The photographs in Cloud Reading for Pilots: Disclosures resuscitate lost worlds whose inhabitants are energized and propelled into our time and space. Often taken from old textbooks, the figurative illustrations are didactic commentaries on physical processes. The phenomena illustrated are how-to-do-it instructions from the world of causal mechanics and the practical sciences of the Industrial Revolution – an absurd mixture of scientific experiments and homely remedies.
Although the people depicted in these images have a presence, they also function, as in the original images, more like props than representative personalities. They are actors photographed while performing neutral actions such as lying in bed or sitting in a chair while demonstrating or illustrating certain physical principles. Their neutrality allows these perfect strangers to participate in these recontextualized operations.
Through her use of hand coloring, photomontage and textual strategies, Gwen Widmer undermines and amplifies the original premise of the images that she uses in her work. She makes visible the expanded latent context within the illustration that is often overlooked in the single-minded pursuit of the didactic narrative of the original texts. When the original image is abstracted from the context of the written material, it floats free and seems to belong to many possible domains. Secondary levels of information embedded in the visual text of the illustration ultimately become the content of the new work. Gwen Widmer’s reworking of this material brings the background to the foreground, and amplifies the aura of this level of signification within the artifact.
The sense of humor that one finds in the Footnotes series, in misplaced letters (scene, scream) or in the information on the back of the collaged figures in The Four Stages of Man, is the result of an eccentric archivist’s sensibility combined with an inspired archeological and semiological investigation of the material artifact. There is a sounding of the deep that resonates and makes evident multiple aspects of the artifact that go beyond the flatly illustrated pages of the original material.
Frequently two or more simultaneous realities are made plausible. In Disclosures, the figure of the woman disrobing underwater is obviously from a manual on water safety.

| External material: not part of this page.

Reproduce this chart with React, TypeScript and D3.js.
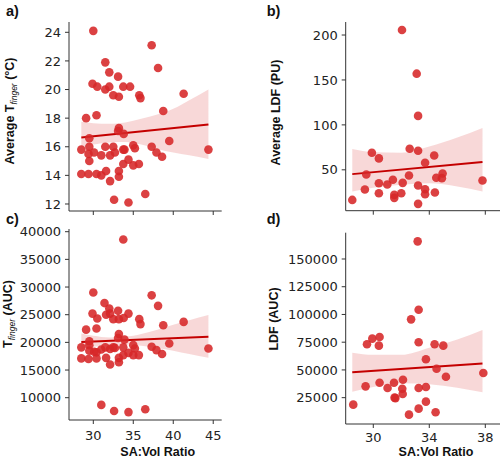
import React from "react";
import * as d3 from "d3";

// ---------- Data ----------
// Panel a: Average T_finger (°C) vs SA:Vol Ratio
const aX = [30.0, 31.5, 32.0, 33.1, 29.9, 30.5, 31.5, 32.0, 32.5, 33.2, 33.75, 34.6, 35.75, 35.9, 37.3, 38.1, 41.3, 38.75, 29.1, 30.4, 33.2, 33.1, 33.8, 29.5, 39.5, 28.5, 29.5, 29.4, 30.1, 31.0, 31.5, 32.1, 32.5, 32.7, 33.75, 33.9, 35.0, 35.2, 37.3, 37.9, 38.6, 44.4, 29.5, 28.5, 29.4, 30.4, 31.0, 31.6, 32.1, 33.2, 33.2, 33.75, 34.4, 35.0, 35.7, 32.6, 34.4, 36.5];
const aY = [24.1, 21.9, 21.2, 20.9, 20.4, 20.2, 20.0, 20.2, 19.6, 19.5, 20.2, 20.2, 19.6, 19.4, 23.1, 21.5, 19.7, 18.5, 18.0, 18.2, 17.3, 17.1, 16.9, 16.6, 16.4, 15.8, 16.0, 15.5, 15.6, 15.4, 16.0, 15.4, 16.0, 15.6, 15.8, 15.8, 16.1, 15.9, 16.0, 15.6, 15.3, 15.8, 15.0, 14.1, 14.1, 14.1, 14.0, 14.3, 13.6, 14.3, 13.9, 14.8, 15.1, 14.7, 14.8, 12.3, 12.1, 12.7];
const aFitX = [28.5, 44.4];
const aFitY = [16.65, 17.55];
const aBandX = [28.5, 30, 32, 34, 36, 38, 40, 42, 44.4];
const aBandHi = [17.75, 17.65, 17.6, 17.7, 17.95, 18.25, 18.65, 19.25, 20.0];
const aBandLo = [16.0, 16.15, 16.3, 16.33, 16.15, 15.85, 15.6, 15.4, 15.15];

// Panel b: Average LDF (PU) vs SA:Vol Ratio
const bX = [32.05, 33.1, 33.2, 32.6, 33.2, 29.9, 30.4, 34.35, 33.7, 29.5, 34.95, 32.55, 34.5, 34.9, 37.8, 31.4, 32.1, 30.4, 31.0, 33.2, 29.4, 33.7, 30.4, 31.5, 32.0, 33.7, 34.4, 31.5, 28.5, 33.2];
const bY = [205.6, 157, 110, 73.5, 71.2, 69, 62.7, 66, 57.8, 44.8, 45.9, 43.7, 41.1, 40.7, 38.1, 38.9, 35.5, 35.1, 33.6, 32.5, 28.1, 28.4, 24, 22.1, 24, 22.9, 24.7, 18.8, 16.5, 12.1];
const bFitX = [28.5, 37.8];
const bFitY = [45.2, 58.6];
const bBandX = [28.5, 30, 32, 34, 36, 37.8];
const bBandHi = [73.1, 69.5, 69.0, 76.0, 86.0, 96.6];
const bBandLo = [26.0, 30.0, 33.5, 35.0, 31.5, 26.0];

// Panel c: T_finger (AUC) vs SA:Vol Ratio
const cX = [33.75, 30.0, 37.3, 31.4, 38.1, 32.0, 29.9, 31.6, 32.1, 33.1, 34.4, 30.5, 32.5, 33.2, 33.8, 35.75, 35.9, 41.3, 38.75, 29.1, 30.4, 33.2, 33.1, 29.5, 33.9, 39.5, 28.5, 29.5, 30.1, 31.0, 31.5, 32.1, 32.5, 32.7, 33.75, 35.0, 35.2, 37.3, 37.9, 38.6, 44.4, 28.5, 29.4, 30.4, 31.6, 32.1, 33.2, 33.2, 33.75, 34.4, 35.0, 35.7, 31.0, 32.6, 34.4, 36.5, 29.5, 30.4];
const cY = [38600, 29000, 28500, 27100, 26600, 26100, 25200, 25000, 25200, 25700, 25200, 24300, 24200, 24200, 24400, 24200, 23300, 23700, 23100, 22300, 22500, 21500, 20800, 20200, 20500, 19800, 19100, 19500, 18300, 18700, 19100, 18800, 19100, 19000, 19100, 19500, 18900, 19200, 18600, 17900, 18900, 17100, 17000, 17100, 17200, 16000, 16400, 17200, 17700, 18100, 17700, 17700, 8700, 7600, 7400, 7900, 18500, 18200];
const cFitX = [28.5, 44.4];
const cFitY = [20050, 21000];
const cBandX = [28.5, 30, 32, 34, 36, 38, 40, 42, 44.4];
const cBandHi = [21600, 21200, 20900, 21000, 21500, 22300, 23200, 24000, 24950];
const cBandLo = [18750, 19200, 19500, 19600, 19400, 19000, 18500, 17900, 17230];

// Panel d: LDF (AUC) vs SA:Vol Ratio
const dX = [33.17, 33.24, 32.7, 29.55, 29.93, 30.45, 30.4, 33.24, 34.38, 35.0, 33.76, 34.52, 35.19, 37.86, 32.12, 31.48, 30.45, 29.45, 31.02, 32.07, 33.24, 33.76, 32.1, 31.52, 31.58, 33.76, 28.57, 33.24, 34.45, 32.55];
const dY = [165900, 104300, 95600, 73100, 78200, 79700, 71900, 74900, 73100, 71900, 59600, 51100, 43900, 47200, 41200, 38500, 38500, 35200, 33700, 33100, 33700, 34600, 28300, 25000, 24600, 21400, 18700, 15100, 11800, 9700];
const dFitX = [28.5, 37.8];
const dFitY = [47900, 55900];
const dBandX = [28.5, 30, 32, 34, 36, 37.8];
const dBandHi = [65500, 63600, 63600, 70000, 77500, 86000];
const dBandLo = [30400, 34500, 38000, 37000, 34000, 29800];

// Tick labels
const xTicksWide = [30, 35, 40, 45];
const xTicksNarrow = [30, 34, 38];
const aYTicks = [12, 14, 16, 18, 20, 22, 24];
const bYTicks = [50, 100, 150, 200];
const cYTicks = [10000, 15000, 20000, 25000, 30000, 35000, 40000];
const dYTicks = [25000, 50000, 75000, 100000, 125000, 150000];

// ---------- Styling ----------
const POINT = "#d62728";
const LINE = "#c40000";
const AXIS = "#333333";
const TICK_FONT = "'DejaVu Sans', sans-serif";
const LABEL_FONT = "'Liberation Sans', Arial, sans-serif";

type PanelProps = {
  box: [number, number, number, number]; // left, right, top, bottom
  xDomain: [number, number];
  yDomain: [number, number];
  xTicks: number[];
  showXLabels: boolean;
  xLabelOffset?: number;
  yTicks: number[];
  xs: number[];
  ys: number[];
  fitX: number[];
  fitY: number[];
  bandX: number[];
  bandHi: number[];
  bandLo: number[];
};

function Panel(p: PanelProps) {
  const [l, r, t, b] = p.box;
  const x = d3.scaleLinear().domain(p.xDomain).range([l, r]);
  const y = d3.scaleLinear().domain(p.yDomain).range([b, t]);
  const bandData = p.bandX.map((v, i) => ({ x: v, lo: p.bandLo[i], hi: p.bandHi[i] }));
  const area = d3
    .area<{ x: number; lo: number; hi: number }>()
    .x((d) => x(d.x))
    .y0((d) => y(d.lo))
    .y1((d) => y(d.hi))
    .curve(d3.curveMonotoneX);
  const fit = p.fitX.map((v, i) => [v, p.fitY[i]] as [number, number]);
  const line = d3
    .line<[number, number]>()
    .x((d) => x(d[0]))
    .y((d) => y(d[1]));
  const off = p.xLabelOffset ?? 20;
  return (
    <g>
      <path d={area(bandData) || ""} fill={POINT} fillOpacity={0.18} />
      <path d={line(fit) || ""} stroke={LINE} strokeWidth={2} fill="none" />
      {p.xs.map((v, i) => (
        <circle key={i} cx={x(v)} cy={y(p.ys[i])} r={4.3} fill={POINT} fillOpacity={0.88} />
      ))}
      <line x1={l} x2={l} y1={t} y2={b} stroke={AXIS} strokeWidth={1} />
      <line x1={l} x2={r} y1={b} y2={b} stroke={AXIS} strokeWidth={1} />
      {p.yTicks.map((v) => (
        <g key={"y" + v}>
          <line x1={l - 4} x2={l} y1={y(v)} y2={y(v)} stroke={AXIS} strokeWidth={1} />
          <text
            x={l - 8}
            y={y(v)}
            dy="0.36em"
            textAnchor="end"
            fontFamily={TICK_FONT}
            fontSize={13}
            fill="#222"
          >
            {v}
          </text>
        </g>
      ))}
      {p.xTicks.map((v) => (
        <g key={"x" + v}>
          <line x1={x(v)} x2={x(v)} y1={b} y2={b + 4} stroke={AXIS} strokeWidth={1} />
          {p.showXLabels && (
            <text
              x={x(v)}
              y={b + off}
              textAnchor="middle"
              fontFamily={TICK_FONT}
              fontSize={13}
              fill="#222"
            >
              {v}
            </text>
          )}
        </g>
      ))}
    </g>
  );
}

function YLabel({ x, y, children }: { x: number; y: number; children: React.ReactNode }) {
  return (
    <text
      transform={`translate(${x},${y}) rotate(-90)`}
      textAnchor="middle"
      fontFamily={LABEL_FONT}
      fontWeight="bold"
      fontSize={12.5}
      fill="#111"
    >
      {children}
    </text>
  );
}

function PanelLetter({ x, y, s }: { x: number; y: number; s: string }) {
  return (
    <text x={x} y={y} fontFamily={LABEL_FONT} fontWeight="bold" fontSize={14.5} fill="#111">
      {s}
    </text>
  );
}

export default function App() {
  return (
    <svg
      width={500}
      height={458}
      style={{ position: "absolute", left: 0, top: 0, background: "#fff" }}
    >
      <Panel
        box={[69, 221.7, 22, 211]}
        xDomain={[26.96, 46.06]}
        yDomain={[11.51, 24.72]}
        xTicks={xTicksWide}
        showXLabels={false}
        yTicks={aYTicks}
        xs={aX}
        ys={aY}
        fitX={aFitX}
        fitY={aFitY}
        bandX={aBandX}
        bandHi={aBandHi}
        bandLo={aBandLo}
      />
      <Panel
        box={[345.7, 500, 22, 210.7]}
        xDomain={[28.03, 39.05]}
        yDomain={[4.5, 214.5]}
        xTicks={xTicksNarrow}
        showXLabels={false}
        yTicks={bYTicks}
        xs={bX}
        ys={bY}
        fitX={bFitX}
        fitY={bFitY}
        bandX={bBandX}
        bandHi={bBandHi}
        bandLo={bBandLo}
      />
      <Panel
        box={[69, 221.7, 229, 420]}
        xDomain={[26.96, 46.06]}
        yDomain={[5970, 40488]}
        xTicks={xTicksWide}
        showXLabels={true}
        xLabelOffset={19.5}
        yTicks={cYTicks}
        xs={cX}
        ys={cY}
        fitX={cFitX}
        fitY={cFitY}
        bandX={cBandX}
        bandHi={cBandHi}
        bandLo={cBandLo}
      />
      <Panel
        box={[345.7, 500, 232.7, 424]}
        xDomain={[28.03, 39.05]}
        yDomain={[1260, 173700]}
        xTicks={xTicksNarrow}
        showXLabels={true}
        xLabelOffset={17.5}
        yTicks={dYTicks}
        xs={dX}
        ys={dY}
        fitX={dFitX}
        fitY={dFitY}
        bandX={dBandX}
        bandHi={dBandHi}
        bandLo={dBandLo}
      />

      <YLabel x={13.5} y={111}>
        Average T
        <tspan fontSize={8.5} fontStyle="italic" fontWeight="normal" dy={3}>
          finger
        </tspan>
        <tspan dy={-3}> (°C)</tspan>
      </YLabel>
      <YLabel x={279.5} y={112.5}>Average LDF (PU)</YLabel>
      <YLabel x={11.7} y={314}>
        T
        <tspan fontSize={8.5} fontStyle="italic" fontWeight="normal" dy={3}>
          finger
        </tspan>
        <tspan dy={-3}> (AUC)</tspan>
      </YLabel>
      <YLabel x={277.5} y={319}>LDF (AUC)</YLabel>

      <text x={157.7} y={456} textAnchor="middle" fontFamily={LABEL_FONT} fontWeight="bold" fontSize={12.5} fill="#111">
        SA:Vol Ratio
      </text>
      <text x={436} y={456} textAnchor="middle" fontFamily={LABEL_FONT} fontWeight="bold" fontSize={12.5} fill="#111">
        SA:Vol Ratio
      </text>

      <PanelLetter x={6} y={15.5} s="a)" />
      <PanelLetter x={266.7} y={15.5} s="b)" />
      <PanelLetter x={6} y={224.3} s="c)" />
      <PanelLetter x={266.7} y={224.3} s="d)" />
    </svg>
  );
}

But at the same time it explores a dream-like probing of the unconscious – the deep waters of mythology, the fantasy projection of a dream lover, the sensual pleasures of floating. Likewise, the man lying in bed with suspended legs seems arrested in an extended moment of antigravity, touching down or lifting off in a position of levitation. The diagrams beneath him suggest instructions for disconnecting the body from its physical moorings.

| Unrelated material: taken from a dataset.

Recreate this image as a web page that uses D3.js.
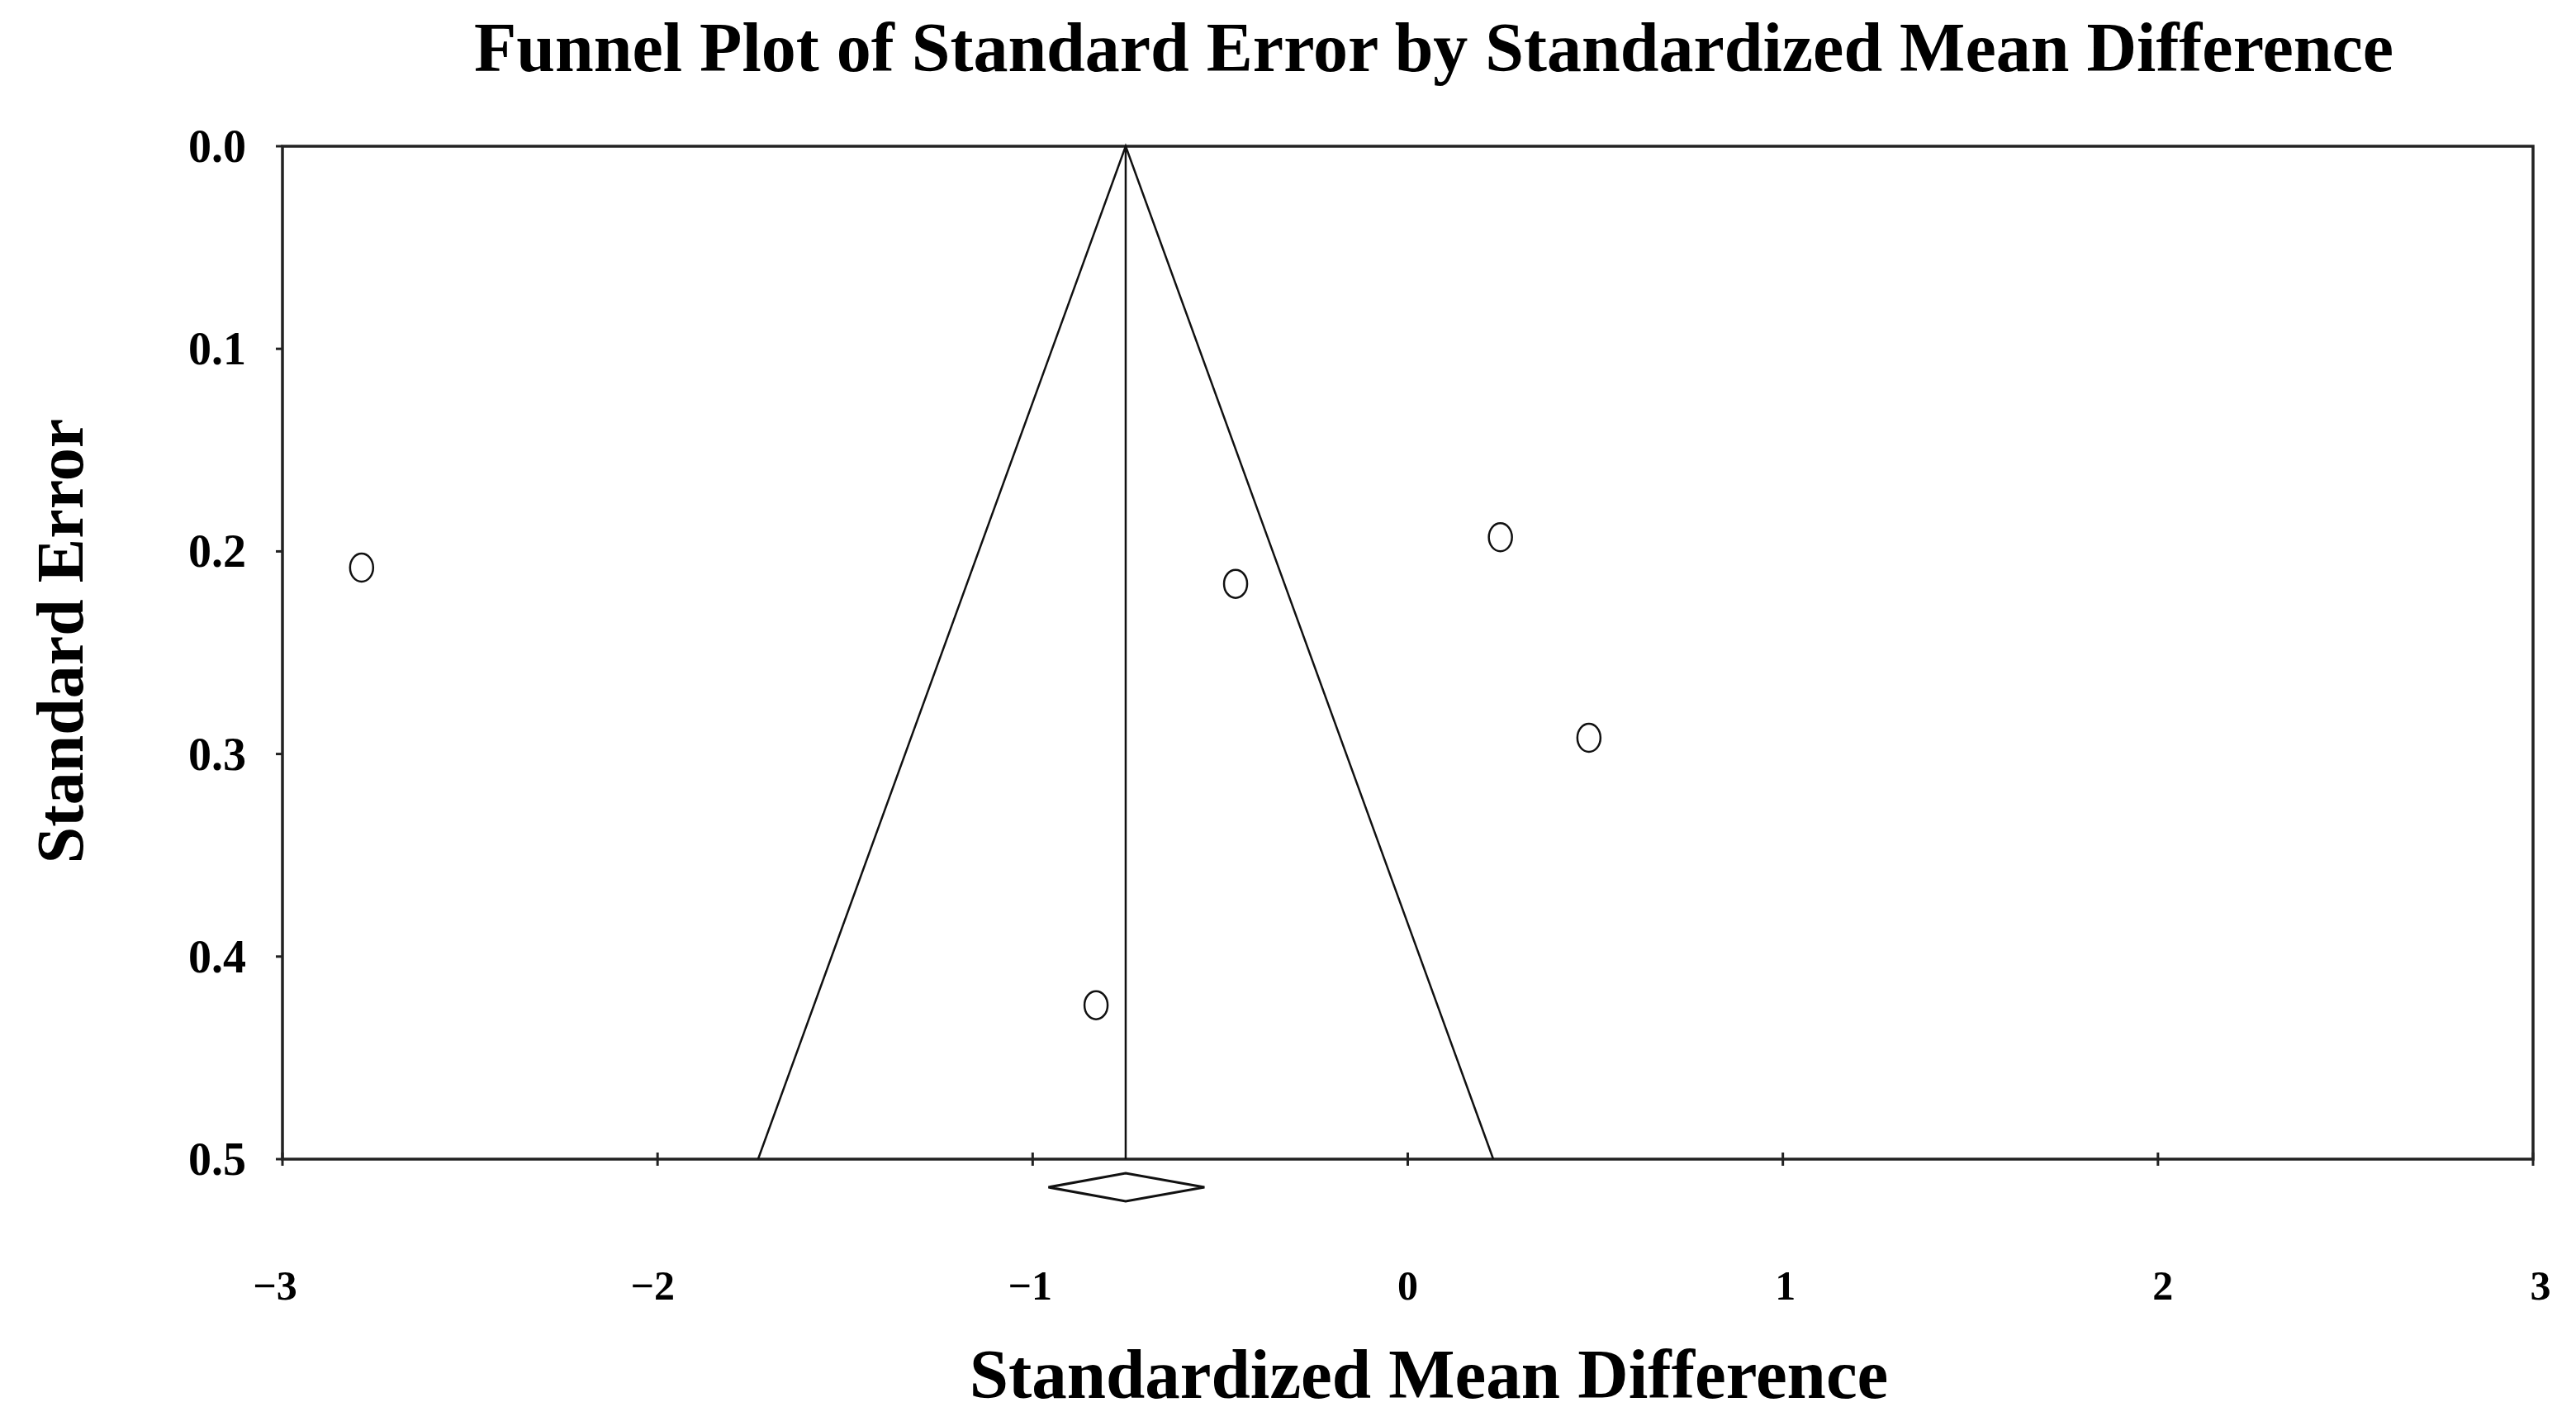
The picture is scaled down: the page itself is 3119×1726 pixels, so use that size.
<!DOCTYPE html>
<html><head><meta charset="utf-8">
<script src="https://cdn.jsdelivr.net/npm/d3@7"></script>
<style>body{margin:0;background:#fff}</style></head>
<body><svg id="c" width="3119" height="1726"></svg>
<script>
const studyES = [-2.789, -0.459, 0.247, 0.483, -0.831];
const studySE = [0.208, 0.216, 0.193, 0.292, 0.424];
const pooledES = -0.752;
const pooledLo = -0.958, pooledHi = -0.542;
const xTicks = [-3, -2, -1, 0, 1, 2, 3];
const yTicks = [0.0, 0.1, 0.2, 0.3, 0.4, 0.5];

const svg = d3.select("#c");
const font = "'Liberation Serif', 'DejaVu Serif', serif";
const L = 342, R = 3067, T = 177, B = 1403;
const x = d3.scaleLinear().domain([-3, 3]).range([L, R]);
const y = d3.scaleLinear().domain([0, 0.5]).range([T, B]);

svg.append("text").attr("x", 1736).attr("y", 86).attr("text-anchor", "middle")
  .attr("font-family", font).attr("font-weight", "bold").attr("font-size", 84)
  .text("Funnel Plot of Standard Error by Standardized Mean Difference");

svg.append("rect").attr("x", L).attr("y", T).attr("width", R - L).attr("height", B - T)
  .attr("fill", "none").attr("stroke", "#222").attr("stroke-width", 3.5);

yTicks.forEach(t => {
  svg.append("line").attr("x1", L - 8).attr("x2", L).attr("y1", y(t)).attr("y2", y(t)).attr("stroke", "#222").attr("stroke-width", 3);
  svg.append("text").attr("x", 298).attr("y", y(t) + 19).attr("text-anchor", "end")
    .attr("font-family", font).attr("font-weight", "bold").attr("font-size", 56).text(t.toFixed(1));
});
xTicks.forEach(t => {
  svg.append("line").attr("x1", x(t)).attr("x2", x(t)).attr("y1", B - 8).attr("y2", B + 8).attr("stroke", "#222").attr("stroke-width", 3);
  svg.append("text").attr("x", x(t) + t * 3).attr("y", 1573).attr("text-anchor", "middle")
    .attr("font-family", font).attr("font-weight", "bold").attr("font-size", 50)
    .text(t < 0 ? "\u2212" + Math.abs(t) : String(t));
});

const funnel = [[pooledES - 1.96 * 0.5, 0.5], [pooledES, 0], [pooledES + 1.96 * 0.5, 0.5]];
svg.append("path").attr("d", d3.line().x(d => x(d[0])).y(d => y(d[1]))(funnel))
  .attr("fill", "none").attr("stroke", "#111").attr("stroke-width", 2.5);
svg.append("line").attr("x1", x(pooledES)).attr("x2", x(pooledES)).attr("y1", y(0)).attr("y2", y(0.5))
  .attr("stroke", "#111").attr("stroke-width", 2.5);

const dy = 1437;
svg.append("path").attr("d", `M${x(pooledLo)},${dy} L${x(pooledES)},${dy - 17} L${x(pooledHi)},${dy} L${x(pooledES)},${dy + 17} Z`)
  .attr("fill", "#fff").attr("stroke", "#111").attr("stroke-width", 3);

svg.append("g").selectAll("ellipse").data(studyES).join("ellipse")
  .attr("cx", d => x(d)).attr("cy", (d, i) => y(studySE[i]))
  .attr("rx", 14).attr("ry", 17).attr("fill", "#fff").attr("stroke", "#111").attr("stroke-width", 2.5);

svg.append("text").attr("x", 1730).attr("y", 1692).attr("text-anchor", "middle")
  .attr("font-family", font).attr("font-weight", "bold").attr("font-size", 85)
  .text("Standardized Mean Difference");
svg.append("text").attr("transform", "translate(100,776) rotate(-90)").attr("text-anchor", "middle")
  .attr("font-family", font).attr("font-weight", "bold").attr("font-size", 80)
  .text("Standard Error");
</script></body></html>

The figures are floating, flying, gliding or in some way being physically or psychically transported in many of the images. Other gestures (the hand adjusting the woman’s vertebrae, generating a fire, or touching the bottom of a foot) also seem to be notations or disclosures of techniques for activating this level of experience. The many images of concealed eyes signal the voyagers’ isolated connection with us in time and space. They appear to have been motivated or propelled into our space through a mechanism that they possess the knowledge to operate. Their avoidance of direct eye contact with us allows them to maintain their simultaneous place within the original space as well as our own. The one major exception to this reading of the work is the redheaded boy sun-bathing at the sanatorium who breaks the spell with his conspiratorial glance directed at the viewer.
In the page from the Bluejackets’ Manual, the rigidity of the umbilical-like cord connecting two locations allows forces to travel in both directions. Captions to these images caution of possibilities that might also break the spell. The knotted wire, the fire generated by the triangle, the boy’s directional glance are all equivalent images that connect the two worlds, allowing for travel back and forth between the real and imagined, here and there, then and now.
Gwen Widmer’s reactivation of this data from her image banks and the use of selected images from her notebooks to document her private mythologies are part of a phenomenology of communication. Based on the experiences and observations of her travels through the images and texts of her archive, there are personal, even hermetic, procedures underway. However, these works are not inaccessible. The public, cultural domain of these images as well as her sense of humor and use of familiar procedures such as reading, interpreting, decoding and fantasizing allow the work to transcend the private, non-informative level of personal experience. We all recognize within these works familiar subjective insights. The title, Cloud Reading for Pilots: Footnotes and Disclosures, suggests a guidebook for those who would also travel by means of the displaced artifacts of an ahistoric culture of images.